CASIA OpenIR  > 毕业生  > 博士学位论文
汉语语音转换方法的研究
其他题名A Study on Chinese Voice Conversion
康永国
学位类型工学博士
导师徐波 ; 陶建华
2006-06-04
学位授予单位中国科学院研究生院
学位授予地点中国科学院自动化研究所
学位专业模式识别与智能系统
关键词语音转换 基频转换 混合映射算法 情感语音转换 共振峰估计 Voice Conversion Pitch Conversion Hybrid Mapping Method Emotional Voice Conversion Formant Estimation
摘要汉语语音转换研究内容是通过语音处理手段改变汉语语音中的说话人个性信息,使得改变后的语音听起来像是由另外一个说话人发出的。本文分析了语音特征中蕴藏的说话人个性信息,针对转换语音音质下降的问题提出了在时域和频域抑制转换特征过平滑问题的方法,针对汉语基频的特点提出了基于pitch target模型的基频转换算法,最后将汉语语音转换技术应用在汉语情感语音合成研究中。论文涉及到的主要工作有: 1. 分析了说话人个性信息的声学表征问题。我们把基于同一文本的语音所存在的差异分为生理性差异和态度性差异。在生理性差异分析中,论文研究了不同说话人在以共振峰为代表的声道特征和以声门波参数为代表的声源特征中的差异性。在态度性差异分析中,论文主要分析了情感语音相对于中性语音在韵律参数上的不同。 2. 提高了转换语音的音质。针对高斯混合模型映射方法的过平滑转换特征导致的转换语音音质下降问题,论文从时域和频域两个方面来解决。

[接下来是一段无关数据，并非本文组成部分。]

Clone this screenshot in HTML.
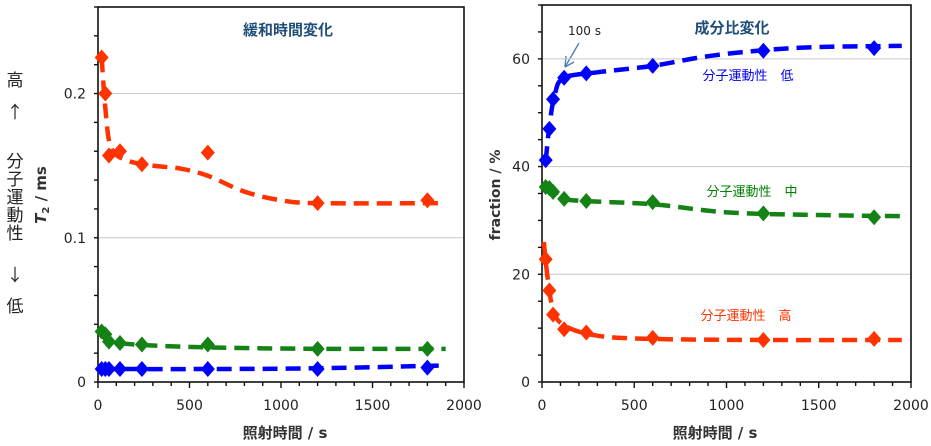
<!DOCTYPE html>
<html><head><meta charset="utf-8"><style>
body{margin:0;background:#fff;width:931px;height:441px;overflow:hidden}
svg{font-family:"DejaVu Sans","Noto Sans CJK JP",sans-serif}
</style></head><body>
<svg id="s" width="931" height="441" xmlns="http://www.w3.org/2000/svg">
<g font-size="17" fill="#222" text-anchor="middle" font-family="'Noto Sans CJK JP',sans-serif">
<text x="15" y="86">高</text><text x="15" y="118">↑</text>
<text x="15" y="167">分</text><text x="15" y="185">子</text><text x="15" y="203">運</text><text x="15" y="221">動</text><text x="15" y="239">性</text>
<text x="15" y="281">↓</text><text x="15" y="312">低</text>
</g>
<text transform="translate(46,195) rotate(-90)" text-anchor="middle" font-size="15" font-weight="bold" fill="#333"><tspan font-style="italic">T</tspan><tspan font-size="10" dy="3">2</tspan><tspan dy="-3"> / ms</tspan></text>
<text transform="translate(500,195) rotate(-90)" text-anchor="middle" font-size="14" font-weight="bold" fill="#333">fraction / %</text>
<text x="288" y="35" text-anchor="middle" font-size="15" font-weight="bold" fill="#1f4e79" font-family="'Noto Sans CJK JP',sans-serif">緩和時間変化</text>
<text x="732" y="33" text-anchor="middle" font-size="15" font-weight="bold" fill="#1f4e79" font-family="'Noto Sans CJK JP',sans-serif">成分比変化</text>
<text x="285" y="438" text-anchor="middle" font-size="15" font-weight="bold" fill="#333">照射時間 / s</text>
<text x="715" y="438" text-anchor="middle" font-size="15" font-weight="bold" fill="#333">照射時間 / s</text>
<text x="568" y="35" font-size="12" fill="#222">100 s</text>
<path d="M579,43 L565,67 M565,67 L566,56 M565,67 L574,62" stroke="#4a7ab5" stroke-width="1.3" fill="none"/>
<text x="748" y="80" text-anchor="middle" font-size="13" fill="#0000ee">分子運動性　低</text>
<text x="752" y="196" text-anchor="middle" font-size="13" fill="#008000">分子運動性　中</text>
<text x="746" y="320" text-anchor="middle" font-size="13" fill="#ff3300">分子運動性　高</text>
<g id="g"></g>
</svg>
<script>
var g=document.getElementById('g'),h='';
function chart(x0,x1,y0,y1,ymax,ticks,minor,labs,grid){
 var sx=s=>x0+(x1-x0)*s/2000, sy=v=>y1-(y1-y0)*v/ymax;
 grid.forEach(v=>{h+=`<line x1="${x0}" x2="${x1}" y1="${sy(v)}" y2="${sy(v)}" stroke="#c8c8c8" stroke-width="1"/>`});
 h+=`<rect x="${x0}" y="${y0}" width="${x1-x0}" height="${y1-y0}" fill="none" stroke="#111" stroke-width="1.6"/>`;
 for(var v=0;v<=ymax+1e-9;v+=minor){h+=`<line x1="${x0-4}" x2="${x0}" y1="${sy(v)}" y2="${sy(v)}" stroke="#111" stroke-width="1.4"/>`;}
 ticks.forEach((v,i)=>{h+=`<text x="${x0-12}" y="${sy(v)+5}" text-anchor="end" font-size="14" fill="#222">${labs[i]}</text>`});
 for(var s=0;s<=2000;s+=100){h+=`<line x1="${sx(s)}" x2="${sx(s)}" y1="${y1}" y2="${y1+(s%500?4:6)}" stroke="#111" stroke-width="1.4"/>`;}
 [0,500,1000,1500,2000].forEach(s=>{h+=`<text x="${sx(s)}" y="${y1+28}" text-anchor="middle" font-size="14" fill="#222">${s}</text>`});
 return {sx,sy};
}
function path(c,pts,col){
 var P=pts.map(p=>[c.sx(p[0]),c.sy(p[1])]),d='M'+P[0];
 for(var i=0;i<P.length-1;i++){var p0=P[i-1]||P[i],p1=P[i],p2=P[i+1],p3=P[i+2]||p2;
  d+=` C${p1[0]+(p2[0]-p0[0])/6},${p1[1]+(p2[1]-p0[1])/6} ${p2[0]-(p3[0]-p1[0])/6},${p2[1]-(p3[1]-p1[1])/6} ${p2[0]},${p2[1]}`;}
 h+=`<path d="${d}" fill="none" stroke="${col}" stroke-width="4.5" stroke-dasharray="15 8"/>`;
}
function pts(c,d,col){d.forEach(p=>{var x=c.sx(p[0]),y=c.sy(p[1]);h+=`<path d="M${x},${y-8}L${x+7},${y}L${x},${y+8}L${x-7},${y}Z" fill="${col}"/>`});}
var R='#ff3300',G='#148214',B='#0000ff';
var L=chart(98,464,7,382,0.26,[0,0.1,0.2],0.02,['0','0.1','0.2'],[0.1,0.2]);
path(L,[[20,0.225],[40,0.19],[70,0.163],[150,0.154],[300,0.15],[450,0.148],[600,0.143],[800,0.132],[1000,0.126],[1200,0.124],[1900,0.124]],R);
path(L,[[20,0.036],[70,0.029],[200,0.026],[600,0.024],[1200,0.023],[1900,0.023]],G);
path(L,[[20,0.009],[600,0.009],[1200,0.0095],[1900,0.0115]],B);
pts(L,[[20,0.225],[40,0.2],[60,0.157],[120,0.16],[240,0.151],[600,0.159],[1200,0.124],[1800,0.126]],R);
pts(L,[[20,0.035],[40,0.033],[60,0.028],[120,0.027],[240,0.026],[600,0.026],[1200,0.023],[1800,0.023]],G);
pts(L,[[20,0.009],[40,0.009],[60,0.009],[120,0.009],[240,0.009],[600,0.009],[1200,0.009],[1800,0.01]],B);
var Rc=chart(542,911,5,382,70,[0,20,40,60],5,['0','20','40','60'],[20,40,60]);
path(Rc,[[20,41],[40,47.5],[70,53.5],[120,56.5],[300,57.5],[600,58.7],[900,60.5],[1200,61.6],[1500,62.2],[1950,62.4]],B);
path(Rc,[[20,36.5],[70,35],[150,33.8],[600,33],[1000,31.5],[1500,31],[1950,30.8]],G);
path(Rc,[[10,26],[30,19.5],[60,13.5],[120,10.5],[300,8.6],[600,8],[1200,7.8],[1950,7.8]],R);
pts(Rc,[[20,41.2],[40,47],[60,52.5],[120,56.5],[240,57.3],[600,58.7],[1200,61.5],[1800,62]],B);
pts(Rc,[[20,36.2],[40,36],[60,35.3],[120,34],[240,33.6],[600,33.4],[1200,31.3],[1800,30.6]],G);
pts(Rc,[[20,22.8],[40,17],[60,12.5],[120,9.8],[240,9.2],[600,8.2],[1200,7.8],[1800,8]],R);
g.innerHTML=h;
</script>
</body></html>
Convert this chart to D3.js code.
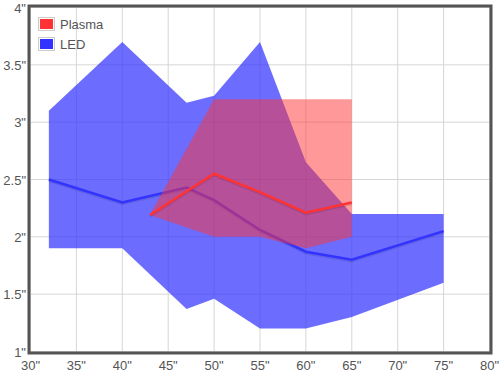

针对时域过平滑现象提出了高斯混合模型和码本映射相结合的混合映射算法,针对频域过平滑问题提出使用锐化共振峰带宽的后滤波方法。 3. 提出了适用于汉语的基频转换方法。针对汉语基频的特点,提出了基于pitch target模型的基频转换方法。实验表明pitch target模型具有很强的汉语基频描述以及转换能力,通过转换pitch target模型参数既可以转换基频曲线所在的调域,又可以改变基频曲线的走势使得转换基频曲线和目标基频曲线在形状上更趋于一致。 4. 构建了汉语情感语音转换系统。论文选择使用可重建高质量语音的STRAIGHT算法构建汉语语音转换系统,并将此系统应用在情感语音转换中。由于使用了基于pitch target模型的基频转换算法,不但转换了中性基频曲线的调域,而且改变了基频曲线的形状获得了对应情感基频曲线的走势,因此成功地实现了情感语音转换。 5. 提出了基于频域子带预测的非线性共振峰估计算法。论文提出了一种基于频域子带自动预测的语音多成分分离算法,避免了以前方法的经验参数选择问题。以提出的频域子带为基础,我们将此非线性分析方法应用在共振峰估计中,准确鲁棒地进行了共振峰估计并且避免了繁杂的共振峰轨迹跟踪算法。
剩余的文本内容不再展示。